Marine Corps Gen. Kenneth F. McKenzie Jr. briefed the media from Centcom Headquarters in Tampa, Florida.
“Iran’s ballistic missile threat has continued to advance and expand with greater ranges and accuracy,” he said, adding that land attack cruise missiles and small unmanned aerial vehicles also are part of that threat.
Partner nation air defense systems in the region far outnumber those that the U.S. has there, he said. Air defense systems, including high-end ones like the Patriot system, are used by the Gulf States and others.
“The task in the theater is really how do you knit those together so that you create more than a simple sum of the component parts,” he said.
“By doing so, you create a common operational picture, so everybody sees the same thing. Everybody gets early warnings; everybody can be prepared to react very quickly to a potential Iranian attack. That’s where the future in this theater is,” he said.
Iranian ballistic missile threats have provided some opportunities for the United States to advance regional cooperation in the area of air defense, he said.
“Centcom is focused on operationalizing the Abraham Accords as we brought Israel into our area of operations, and missile defense is one area of cooperation that all our partners understand,” he said.
Improving regional missile defense can begin with the sharing of information, which doesn’t require any nation to approve the stationing of foreign forces on their territory, he said. “My hope is that this cooperation will continue to advance in the years to come.”
The number one objective of the United States regarding Iran is that it does not possess a nuclear weapon.
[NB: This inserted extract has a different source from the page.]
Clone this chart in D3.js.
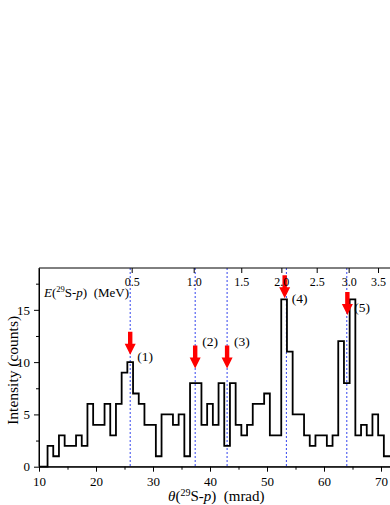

The best way to get there is probably through a negotiated agreement as they clearly want relief from sanctions, he said.
That does not solve the compelling problem of Iranian ballistic missiles, land attack cruise missiles and small unmanned aerial vehicles, he said. “We need to recognize that; that’s a separate problem. But I do like having the ability to take the nuclear option off the table, which has to contribute to regional security,” he said.
Lastly, as McKenzie will soon be retiring, he offered some remarks to the press.
“Reaching out and being available to the press and talking to the press is a very important responsibility for all senior leaders,” he said. “There have been days, I’ll tell you, that I would rather have my leg taken off below the knee than come in there and talk to you guys, but it was an important thing to do.
“And in the long run, it’s better for the country. It’s better for everyone, if we’re accessible to you, and we share what information we’ve got. I’ve enjoyed the very professionally rewarding and personally rewarding relationships that I’ve had with members of the media. You’re trying to do your job and your job is very important. And I support it,” he said.